Disambiguation of network partitions across multiple modes of posterior distribution

Hi Prof. Peixoto,

Question 1)
Just wanted to confirm my understanding.
In your paper DOI:10.1103/PhysRevX.11.021003 you propose method to disambiguate communities and find consensus across partitions.
And then you further propose method to reveal multiple consensuses in heterogeneous distributions.
Are the communities still disambiguated across the partition modes?
I believe so, but wanted to confirm once. Figure 8 suggests so.

Question 2)
The method for finding dissensus between partitions works for a single graph. But will it work across multiple graphs with the same set of nodes? My dataset consists of different graphs with the same set of nodes. I can find partition modes for a single graph. But can I concatenate partitions across graphs and find partition modes?

Many thanks,
Govinda

Yes, of course.

The method works on any set of labelled partitions, as long as they all have the same size.

thank you!

So you mean the nodes don’t need to correspond to each other across graphs?

Extending this to overlapping SBM, different graphs have the same nodes but different edges; edges don’t correspond across graphs. Total number of edges are the same across graphs.
So I can find dissensus among OSBM partitions (on half-edges) across different graphs.
Am I right in saying that?

I am asking because of the following:
A partition is a vector of nodes/half-edges. Aligning labels on half-edges that don’t mean the same unit across graphs may be meaningless for group level inferences.
The method makes sense for individual level inference (a single graph).
Or am I missing something?

If it makes sense to compare the different partitions that have the same size, then it makes sense to use the method. Otherwise it doesn’t.

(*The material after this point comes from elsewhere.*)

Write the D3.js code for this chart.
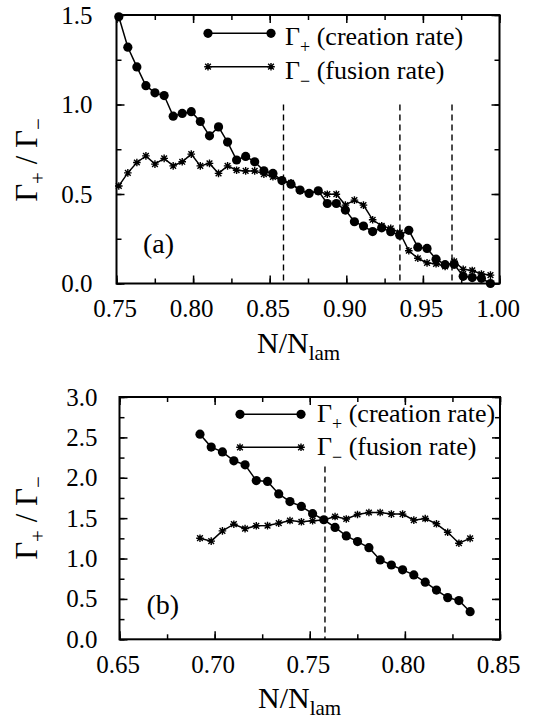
<!DOCTYPE html>
<html>
<head>
<meta charset="utf-8">
<script src="https://cdn.jsdelivr.net/npm/d3@7"></script>
<style>
  html, body { margin: 0; padding: 0; background: #fff; }
  svg { display: block; }
  text { font-family: "Liberation Serif", "Times New Roman", "DejaVu Serif", serif; }
</style>
</head>
<body>
<svg id="chart" width="535" height="724"></svg>
<script>
// panel (a)
const xA = [0.7515, 0.7574, 0.7633, 0.7692, 0.7751, 0.7811, 0.7870, 0.7929, 0.7988, 0.8047,
  0.8107, 0.8166, 0.8225, 0.8284, 0.8343, 0.8402, 0.8462, 0.8521, 0.8580, 0.8639,
  0.8698, 0.8757, 0.8817, 0.8876, 0.8935, 0.8994, 0.9053, 0.9112, 0.9172, 0.9231,
  0.9290, 0.9349, 0.9408, 0.9467, 0.9527, 0.9586, 0.9645, 0.9704, 0.9763, 0.9822,
  0.9882, 0.9941];
const creationA = [1.49, 1.32, 1.21, 1.105, 1.065, 1.05, 0.935, 0.95, 0.96, 0.905,
  0.825, 0.875, 0.79, 0.69, 0.71, 0.68, 0.63, 0.615, 0.575, 0.555,
  0.522, 0.503, 0.518, 0.447, 0.447, 0.41, 0.345, 0.321, 0.29, 0.311,
  0.289, 0.27, 0.297, 0.203, 0.196, 0.136, 0.105, 0.107, 0.04, 0.033,
  0.029, 0.0];
const fusionA = [0.545, 0.618, 0.676, 0.713, 0.667, 0.699, 0.657, 0.68, 0.723, 0.657,
  0.671, 0.615, 0.657, 0.633, 0.629, 0.629, 0.611, 0.596, 0.575, 0.562,
  0.52, 0.505, 0.515, 0.499, 0.499, 0.438, 0.466, 0.438, 0.356, 0.322,
  0.308, 0.285, 0.183, 0.141, 0.115, 0.11, 0.095, 0.124, 0.079, 0.073,
  0.053, 0.047];
const dashA = [0.859, 0.935, 0.969];
const dashTopA = 1.0;
const xTicksA = [0.75, 0.80, 0.85, 0.90, 0.95, 1.00];
const yTicksA = [0.0, 0.5, 1.0, 1.5];

// panel (b)
const xB = [0.6923, 0.6982, 0.7041, 0.7101, 0.7160, 0.7219, 0.7278, 0.7337, 0.7396, 0.7456,
  0.7515, 0.7574, 0.7633, 0.7692, 0.7751, 0.7811, 0.7870, 0.7929, 0.7988, 0.8047,
  0.8107, 0.8166, 0.8225, 0.8284, 0.8343];
const creationB = [2.54, 2.38, 2.32, 2.21, 2.16, 1.965, 1.955, 1.80, 1.705, 1.645,
  1.555, 1.48, 1.385, 1.28, 1.21, 1.135, 0.983, 0.92, 0.86, 0.797,
  0.707, 0.61, 0.516, 0.48, 0.342];
const fusionB = [1.252, 1.215, 1.342, 1.425, 1.37, 1.405, 1.408, 1.438, 1.47, 1.455,
  1.468, 1.478, 1.52, 1.49, 1.545, 1.57, 1.57, 1.55, 1.55, 1.475,
  1.495, 1.43, 1.325, 1.19, 1.25];
const dashB = [0.758];
const dashTopB = 2.14;
const xTicksB = [0.65, 0.70, 0.75, 0.80, 0.85];
const yTicksB = [0.0, 0.5, 1.0, 1.5, 2.0, 2.5, 3.0];

const legendLabels = ["(creation rate)", "(fusion rate)"];
const legendSubs = ["+", "\u2212"];
const SERIF = "Liberation Serif, Times New Roman, DejaVu Serif, serif";

const svg = d3.select("#chart").attr("font-family", SERIF);
svg.append("rect").attr("width", 535).attr("height", 724).attr("fill", "#fff");

function starPath(cx, cy, r) {
  const d = r * 0.75;
  return `M${cx - r},${cy}L${cx + r},${cy}M${cx},${cy - r}L${cx},${cy + r}` +
    `M${cx - d},${cy - d}L${cx + d},${cy + d}M${cx - d},${cy + d}L${cx + d},${cy - d}`;
}

function drawCircles(g, pts) {
  g.selectAll(null).data(pts).join("circle")
    .attr("cx", (d) => d[0]).attr("cy", (d) => d[1]).attr("r", 4.6).attr("fill", "#000");
}

function drawStars(g, pts) {
  g.selectAll(null).data(pts).join("path")
    .attr("d", (d) => starPath(d[0], d[1], 3.8))
    .attr("stroke", "#000").attr("stroke-width", 1.4).attr("fill", "none");
}

function styleAxis(axisG) {
  axisG.select(".domain").remove();
  axisG.attr("font-family", SERIF).attr("font-size", 25);
  axisG.selectAll(".tick line").attr("stroke-width", 1.5);
  axisG.selectAll(".tick text").attr("fill", "#000").attr("font-family", SERIF);
}

function drawPanel(p) {
  const g = svg.append("g");
  const x = d3.scaleLinear().domain(p.xDomain).range([p.left, p.right]);
  const y = d3.scaleLinear().domain(p.yDomain).range([p.bottom, p.top]);
  const xMinor = d3.range(0, p.xMinorCount + 1).map((i) => p.xDomain[0] + i * p.xMinorStep);
  const yMinor = d3.range(0, p.yMinorCount + 1).map((i) => p.yDomain[0] + i * p.yMinorStep);

  // minor ticks on all four sides
  [
    [d3.axisBottom(x).tickValues(xMinor), `translate(0,${p.bottom})`],
    [d3.axisTop(x).tickValues(xMinor), `translate(0,${p.top})`],
    [d3.axisLeft(y).tickValues(yMinor), `translate(${p.left},0)`],
    [d3.axisRight(y).tickValues(yMinor), `translate(${p.right},0)`],
  ].forEach(([axis, tr]) => {
    g.append("g").attr("transform", tr)
      .call(axis.tickSize(-5).tickSizeOuter(0).tickFormat(""))
      .call(styleAxis);
  });

  // major ticks + labels
  g.append("g").attr("transform", `translate(0,${p.bottom})`)
    .call(d3.axisBottom(x).tickValues(p.xTicks).tickFormat(d3.format(".2f"))
      .tickSize(-8).tickSizeOuter(0).tickPadding(16))
    .call(styleAxis)
    .selectAll(".tick text").attr("dx", -2);
  g.append("g").attr("transform", `translate(0,${p.top})`)
    .call(d3.axisTop(x).tickValues(p.xTicks).tickFormat("").tickSize(-8).tickSizeOuter(0))
    .call(styleAxis);
  g.append("g").attr("transform", `translate(${p.left},0)`)
    .call(d3.axisLeft(y).tickValues(p.yTicks).tickFormat(d3.format(".1f"))
      .tickSize(-8).tickSizeOuter(0).tickPadding(p.yPad))
    .call(styleAxis);
  g.append("g").attr("transform", `translate(${p.right},0)`)
    .call(d3.axisRight(y).tickValues(p.yTicks).tickFormat("").tickSize(-8).tickSizeOuter(0))
    .call(styleAxis);

  // frame
  g.append("rect")
    .attr("x", p.left).attr("y", p.top)
    .attr("width", p.right - p.left).attr("height", p.bottom - p.top)
    .attr("fill", "none").attr("stroke", "#000").attr("stroke-width", 2);

  // dashed markers
  g.selectAll(null).data(p.dash).join("line")
    .attr("x1", (d) => x(d)).attr("x2", (d) => x(d))
    .attr("y1", y(p.dashTop)).attr("y2", y(p.yDomain[0]))
    .attr("stroke", "#000").attr("stroke-width", 1.4).attr("stroke-dasharray", "6,4");

  const line = d3.line().x((d) => x(d[0])).y((d) => y(d[1]));
  const cre = d3.zip(p.xs, p.creation);
  const fus = d3.zip(p.xs, p.fusion);
  g.append("path").attr("d", line(fus)).attr("fill", "none").attr("stroke", "#000").attr("stroke-width", 1.5);
  g.append("path").attr("d", line(cre)).attr("fill", "none").attr("stroke", "#000").attr("stroke-width", 1.5);
  drawStars(g, fus.map((d) => [x(d[0]), y(d[1])]));
  drawCircles(g, cre.map((d) => [x(d[0]), y(d[1])]));

  // legend
  const L = p.legend;
  L.rows.forEach((ry, i) => {
    g.append("line").attr("x1", L.x1).attr("x2", L.x2).attr("y1", ry).attr("y2", ry)
      .attr("stroke", "#000").attr("stroke-width", 1.5);
    if (i === 0) drawCircles(g, [[L.x1, ry], [L.x2, ry]]);
    else drawStars(g, [[L.x1, ry], [L.x2, ry]]);
    const t = g.append("text").attr("x", L.textX).attr("y", ry + L.textDy)
      .attr("font-family", SERIF).attr("font-size", 26);
    t.append("tspan").text("\u0393");
    t.append("tspan").attr("font-size", 18).attr("dy", 8).text(legendSubs[i]);
    t.append("tspan").attr("dy", -8).text(" " + legendLabels[i]);
  });

  // panel tag
  g.append("text").attr("x", p.tag.x).attr("y", p.tag.y)
    .attr("font-family", SERIF).attr("font-size", 28).text(p.tag.text);

  // x title
  const xt = g.append("text").attr("x", p.xTitle.x).attr("y", p.xTitle.y)
    .attr("font-family", SERIF).attr("font-size", 30);
  xt.append("tspan").text("N/N");
  xt.append("tspan").attr("font-size", 21).attr("dy", 7).text("lam");

  // y title
  const yt = g.append("text")
    .attr("transform", `translate(${p.yTitle.x},${p.yTitle.y}) rotate(-90)`)
    .attr("text-anchor", "middle").attr("font-family", SERIF).attr("font-size", 31);
  yt.append("tspan").text("\u0393");
  yt.append("tspan").attr("font-size", 21).attr("dy", 8).text("+");
  yt.append("tspan").attr("dy", -8).text(" / \u0393");
  yt.append("tspan").attr("font-size", 21).attr("dy", 8).text("\u2212");
}

drawPanel({
  xDomain: [0.75, 1.0], yDomain: [0, 1.5],
  left: 116.5, right: 499.5, top: 15, bottom: 283.5,
  xMinorStep: 0.025, xMinorCount: 10, yMinorStep: 0.25, yMinorCount: 6,
  xTicks: xTicksA, yTicks: yTicksA, yPad: 24,
  xs: xA, creation: creationA, fusion: fusionA,
  dash: dashA, dashTop: dashTopA,
  legend: { x1: 208, x2: 271, rows: [33.3, 66.7], textX: 285, textDy: 12 },
  tag: { x: 143, y: 253, text: "(a)" },
  xTitle: { x: 257, y: 353 },
  yTitle: { x: 37, y: 160 },
});

drawPanel({
  xDomain: [0.65, 0.85], yDomain: [0, 3.0],
  left: 119.5, right: 500, top: 397, bottom: 639.3,
  xMinorStep: 0.025, xMinorCount: 8, yMinorStep: 0.25, yMinorCount: 12,
  xTicks: xTicksB, yTicks: yTicksB, yPad: 22,
  xs: xB, creation: creationB, fusion: fusionB,
  dash: dashB, dashTop: dashTopB,
  legend: { x1: 240, x2: 301, rows: [414.3, 447.3], textX: 317, textDy: 8 },
  tag: { x: 146.5, y: 614, text: "(b)" },
  xTitle: { x: 258, y: 708 },
  yTitle: { x: 37, y: 518 },
});
</script>
</body>
</html>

Obviously not, since the different graphs will in general have a different number of half-edges.

1 Like

My code for aligning some partitions seems problematic.
Some labels are not aligned appropriately.

This is the code:

import os
import pickle 
import numpy as np
import pandas as pd
import graph_tool.all as gt

import matplotlib.pyplot as plt
import seaborn as sns
import colorcet as cc

# load data
gt.seed_rng(100)
np.random.seed(100)
with open(f'{os.environ["HOME"]}/Downloads/data_partition.pkl', 'rb') as f:
    [bs_data, g] = pickle.load(f)

# find modes
pmode = gt.ModeClusterState(bs_data)
for _ in range(1):
    pmode.relabel(maxiter=100)
gt.mcmc_equilibrate(pmode, wait=1, mcmc_args=dict(niter=1, beta=np.inf))

# collect mode partitions
def group_modes(pmode):
    mode_df = []
    M = len(pmode.bs)
    for idx_mode, mode in enumerate(pmode.get_modes()):
        omega = mode.get_M() / M
        sigma = mode.posterior_cdev()
        try: ratio = omega/sigma
        except: ratio = 0.0
        df = pd.DataFrame({
            'mode_id':[idx_mode],
            'mode':[mode],
            'omega':[omega],
            'sigma':[sigma],
            'ratio':[ratio],
            'b':[list(mode.get_max(g))],
        })
        mode_df.append(df)
    mode_df = pd.concat(mode_df).reset_index(drop=True)
    return mode_df

mode_df = group_modes(pmode)
display(mode_df)

# show mode partitions
cmap = cc.cm.rainbow
bs = np.stack(mode_df['b'].to_list()).T
fig, axs = plt.subplots(1, 1, figsize=(4, 10))
ax = axs
sns.heatmap(bs, ax=ax, cmap=cmap)
ax.set(title=f'mode partitions', ylabel=f'roi', xlabel=f'mode')

# check alignment
x = bs[:, 3]
y = bs[:, 0]
x_ = gt.align_partition_labels(x=x, y=y)

print(f'before: {x}, \n after: {x_}')

with open(f'{os.environ["HOME"]}/Downloads/results_partition.pkl', 'wb') as f:
    pickle.dump([mode_df], f)

with open(f'{os.environ["HOME"]}/Downloads/results_partition.pkl', 'rb') as f:
    [mode_df] = pickle.load(f)

So I observe that labels in mode 0 don’t align well with other modes, while labels in other modes seems to align well.
mode 0, label 4 aligns more to mode 3, label 1, and mode 0, label 1 aligns more to mode 3, label 4.

Is there anything wrong with my code/understanding?

Many thanks,
Govinda

data_partition.pkl (74.5 KB)

sorry, this is the data file accompanying the code

Hi Prof. Peixoto,
Sorry for pestering,
Please suggest whenever you have time.